How to Foster Educational Engagement

In a device-saturated world where attention spans are shorter than ever, educators are keen to create an atmosphere that engages students in the learning process. One of the best ways to do this is by partnering with educational innovators to engage kids in fun and creative ways. 

This is what USC Center EDGE and its partners do, by identifying areas relevant to educational engagement, finding innovators with proven technologies in this space, and making these innovations both scalable and sustainable.

Here’s why it matters so much: As children grow up, engagement tends to decline as other avenues of interest beckon. In second grade, most students appear happy to be at school and engaged in the learning process. By sophomore year in high school, in contrast, students tend to stare at their phones or listen to music covertly via discrete earbuds, rather than attend to whatever the teacher is presenting.

Gallup survey confirms this abysmal drop in engagement. Of the half million children surveyed, approximately 80 percent of younger students felt engaged—attentive, curious, and optimistic—whereas by high school, only 40 percent felt this way.

That’s a great loss for our future leaders. How can schools help keep kids engaged throughout their school years?

From Bored to Absorbed

First, it’s valuable to understand how boredom and disconnection happens. Throughout their secondary school journey, the focus shifts:

  • Glue sticks and scissors give way to formulas and fill-in-the-blanks. As children move from the tactile to the cerebral, it becomes more challenging to stay focused, especially for kids who have a kinesthetic or auditory rather than visual learning style.
  • The fun factor fades. After a few years, school is no longer a novelty. Carved desks or bathroom graffiti? Meh. It’s business as usual, day after day.
  • Testing becomes the touchstone. While testing may be a necessary way of measuring student progress, it also curtails teachers’ freedom to teach the way they want, if unconventional methods can’t be measured on a standardized exam. So teachers become less enthusiastic, and students tune out.
  • Motivation plummets. Given all of the above, it’s a big “why bother?” for a lot of kids. The only carrot may be getting into a top college, and even that may not require engagement so much as the ability to regurgitate facts on tests.

Choice and Flexibility

What makes the difference, for students of all ages, is feeling they have a stake in the educational process: a choice in how they learn, and the flexibility to demonstrate this understanding in ways beyond standardized tests.

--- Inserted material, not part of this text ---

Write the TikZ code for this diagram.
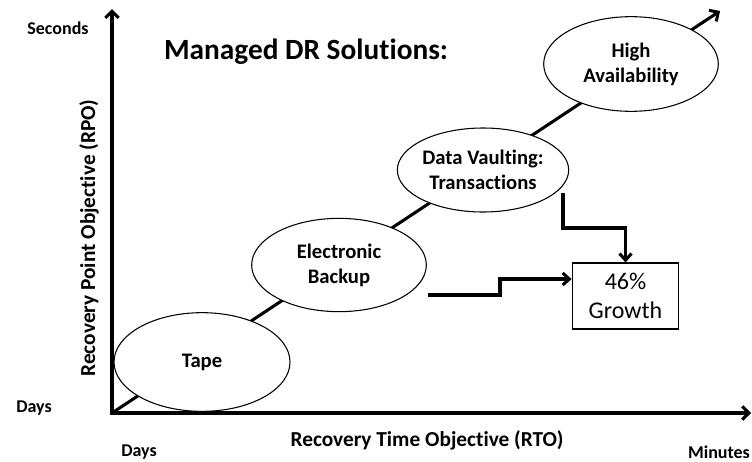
\documentclass[tikz,border=0pt]{standalone}
\usepackage{fontspec}
\setmainfont{Carlito}[Ligatures=NoCommon]
\usetikzlibrary{shapes.geometric,arrows.meta,positioning}

\tikzset{
  stage/.style={ellipse, draw, line width=0.8pt, fill=white, inner sep=0pt, align=center,
    font=\bfseries\fontsize{15.5}{18.75}\selectfont},
  axis/.style={line width=2.3pt, -{Straight Barb[length=5pt,width=10pt]}},
  flow/.style={line width=2.3pt, -{Straight Barb[length=5pt,width=9pt]}},
  tick/.style={font=\bfseries\fontsize{13.5}{16}\selectfont},
  axislabel/.style={font=\bfseries\fontsize{16}{19}\selectfont},
}

\begin{document}
\begin{tikzpicture}[x=0.75pt,y=-0.75pt]
  \useasboundingbox (0,0) rectangle (752,461);

  % Axes and the trend line
  \coordinate (o) at (112,413);
  \coordinate (ytip) at (112,9);
  \coordinate (xtip) at (751,413);
  \coordinate (trend) at (720,11);
  \draw[axis, {Straight Barb[length=5pt,width=10pt]}-{Straight Barb[length=5pt,width=10pt]}, line join=miter]
    (ytip) -- (o) -- (xtip);
  \draw[axis] (o) -- (trend);

  % Define nodes
  \node[stage, minimum width=132pt, minimum height=74pt] (tape) at (202,362) {Tape};
  \node[stage, minimum width=131pt, minimum height=70pt] (eb)   at (339,265) {Electronic\\Backup};
  \node[stage, minimum width=128pt, minimum height=63pt] (dv)   at (483,170) {Data Vaulting:\\Transactions};
  \node[stage, minimum width=131pt, minimum height=71pt] (ha)   at (631,64)  {High\\Availability};
  \node[draw, line width=0.8pt, minimum width=80pt, minimum height=49.5pt, align=center,
        font=\fontsize{18}{21.75}\selectfont] (growth) at (625.5,296) {46\%\\Growth};

  \node[font=\bfseries\fontsize{22}{26}\selectfont] (title) at (306,52) {Managed DR Solutions:};
  \node[tick] (secs)  at (58,28)   {Seconds};
  \node[tick] (ydays) at (34,408)  {Days};
  \node[tick] (xdays) at (139,452) {Days};
  \node[tick] (mins)  at (719,452) {Minutes};
  \node[axislabel] (rto) at (427,440) {Recovery Time Objective (RTO)};
  \node[axislabel, rotate=90] (rpo) at (89,238) {Recovery Point Objective (RPO)};

  % Connect the nodes
  \coordinate (ebout) at (428,295);
  \coordinate (dvout) at (563,193);
  \draw[flow] (ebout) -- ++(72,0) |- ([yshift=12.75pt]growth.west);
  \draw[flow] (dvout) -- ++(0,35) -| (growth.north);
\end{tikzpicture}
\end{document}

To change the learning curve from downhearted to delighted, forward-thinking organizations are using EPOD.

No, that’s not a new device. It’s an acronym for how to plan for educational engagement. The planning stage consists of:

Engagement: Will students find this module or project meaningful? Would I want to do it?

Purpose: Why are we introducing this content or activity? What new skills or connections will students develop?

Organization: What structure will best assist the learning? Individually? In pairs? In small groups, or the entire class working on the project together?

Delivery: Does the project lend itself to a multimedia presentation? A guest speaker? An outdoor activity?

Once a teacher knows how best to introduce a new topic, there are various adaptive strategies the classroom can use to accelerate learning and allow students to showcase their new capabilities.

Show What You Know

Here are a handful of creative, student-friendly engagement strategies:

DYOM: Like show and tell when they were younger, older students can be encouraged to design your own meme as a way to demonstrate their learning. Using words and images related to the assignment, they can create an Instagram-worthy post that keeps them engaged and shows they’ve mastered the material.

Emoji exploji: This is a fantastic way to let students be wildly creative as they express what they’ve learned. After selecting the appropriate emojis to signify their understanding of the subject matter, have them give a brief oral summary. For example: if the subject is photosynthesis, the student may choose sun, tree, water droplets and breathing emojis to demonstrate the scientific cycle. It’s doubtless a lot more fun than writing a paper on the topic, and aligned with shorter attention spans.

What’s your jam? In yesteryear, students used sticky notes to cluster ideas. For the digital classroom, go for Google Jamboard. Students can label, categorize, and comment on their own and others’ brainstorms in a format that works for who they are. And it’s fun.

RAFTing trip: There’s no water involved, but RAFT, which stands for Role, Audience, Format and Topic, can be a lifesaver when it comes to engagement. RAFT is like rolling the best of the above options into one: students can choose how to evaluate their work and demonstrate their understanding in the way that engages them the most. It might be developing an infographic, making a podcast, or even creating and acting out a skit with fellow students.

These are some best practices that will help keep students engaged, with those phones and ear pods stashed in backpacks until the final bell.